* _Directions_: Copy out each line containing "this" from the entries below.

* _Source data_:

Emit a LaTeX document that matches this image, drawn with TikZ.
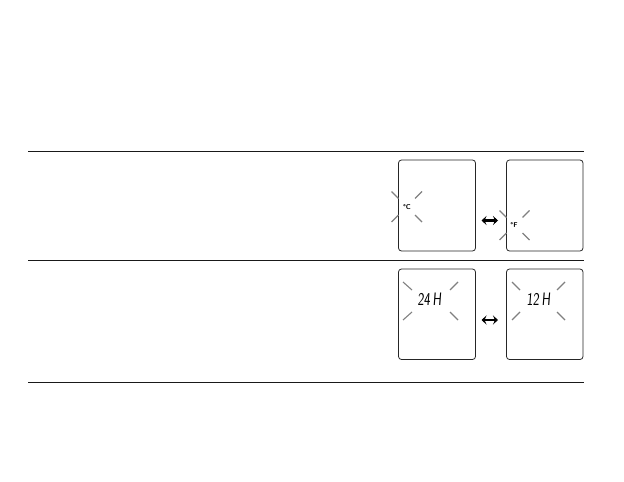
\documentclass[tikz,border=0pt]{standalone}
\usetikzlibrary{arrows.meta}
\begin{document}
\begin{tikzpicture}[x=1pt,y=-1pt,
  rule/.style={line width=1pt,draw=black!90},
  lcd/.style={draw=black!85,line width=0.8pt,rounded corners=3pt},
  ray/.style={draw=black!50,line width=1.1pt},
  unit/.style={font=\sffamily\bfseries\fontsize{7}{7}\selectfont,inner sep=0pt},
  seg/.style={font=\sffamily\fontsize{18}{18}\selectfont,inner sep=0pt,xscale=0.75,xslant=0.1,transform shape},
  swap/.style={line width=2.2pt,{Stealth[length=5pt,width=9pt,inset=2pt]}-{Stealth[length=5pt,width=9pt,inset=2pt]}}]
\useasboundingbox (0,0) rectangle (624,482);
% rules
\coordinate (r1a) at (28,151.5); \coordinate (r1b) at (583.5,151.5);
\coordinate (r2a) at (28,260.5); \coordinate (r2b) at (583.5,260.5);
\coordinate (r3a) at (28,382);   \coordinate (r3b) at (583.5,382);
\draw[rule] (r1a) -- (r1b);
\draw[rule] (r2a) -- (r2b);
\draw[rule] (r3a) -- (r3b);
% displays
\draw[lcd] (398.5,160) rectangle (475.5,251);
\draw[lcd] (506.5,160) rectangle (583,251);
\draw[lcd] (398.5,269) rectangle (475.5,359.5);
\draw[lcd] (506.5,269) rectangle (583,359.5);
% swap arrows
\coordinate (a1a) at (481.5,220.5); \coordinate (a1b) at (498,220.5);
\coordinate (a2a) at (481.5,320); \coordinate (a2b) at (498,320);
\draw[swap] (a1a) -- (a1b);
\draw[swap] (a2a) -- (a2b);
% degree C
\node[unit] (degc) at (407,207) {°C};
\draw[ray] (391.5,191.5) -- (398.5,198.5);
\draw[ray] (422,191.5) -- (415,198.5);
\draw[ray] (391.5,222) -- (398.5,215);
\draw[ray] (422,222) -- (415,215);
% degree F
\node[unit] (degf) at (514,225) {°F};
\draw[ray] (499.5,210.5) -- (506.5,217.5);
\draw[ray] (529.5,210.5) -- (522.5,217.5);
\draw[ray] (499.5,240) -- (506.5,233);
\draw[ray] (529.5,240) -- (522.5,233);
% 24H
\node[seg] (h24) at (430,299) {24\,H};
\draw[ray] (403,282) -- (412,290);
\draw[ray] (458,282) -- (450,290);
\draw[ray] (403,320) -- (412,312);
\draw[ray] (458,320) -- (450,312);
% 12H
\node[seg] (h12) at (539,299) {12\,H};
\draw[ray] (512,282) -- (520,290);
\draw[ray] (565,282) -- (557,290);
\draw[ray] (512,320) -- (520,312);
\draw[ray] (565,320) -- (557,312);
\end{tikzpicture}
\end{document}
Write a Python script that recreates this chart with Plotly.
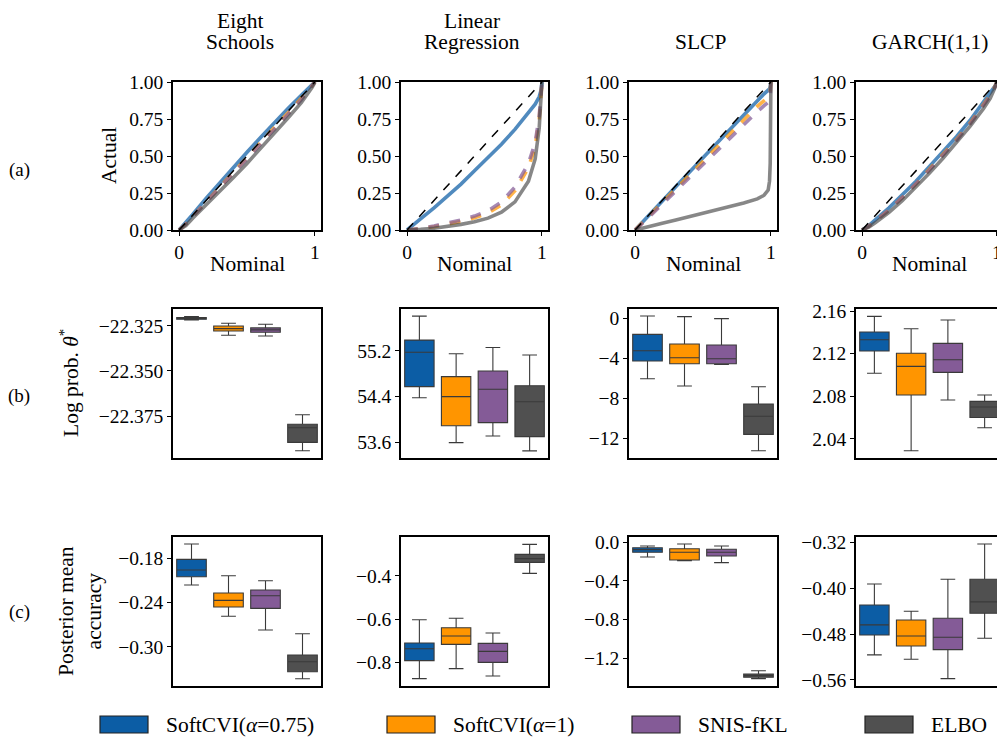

* _Answer to the problem_:
Emit a LaTeX document that matches this image, drawn with TikZ.
Write a Python script that recreates this chart with Plotly.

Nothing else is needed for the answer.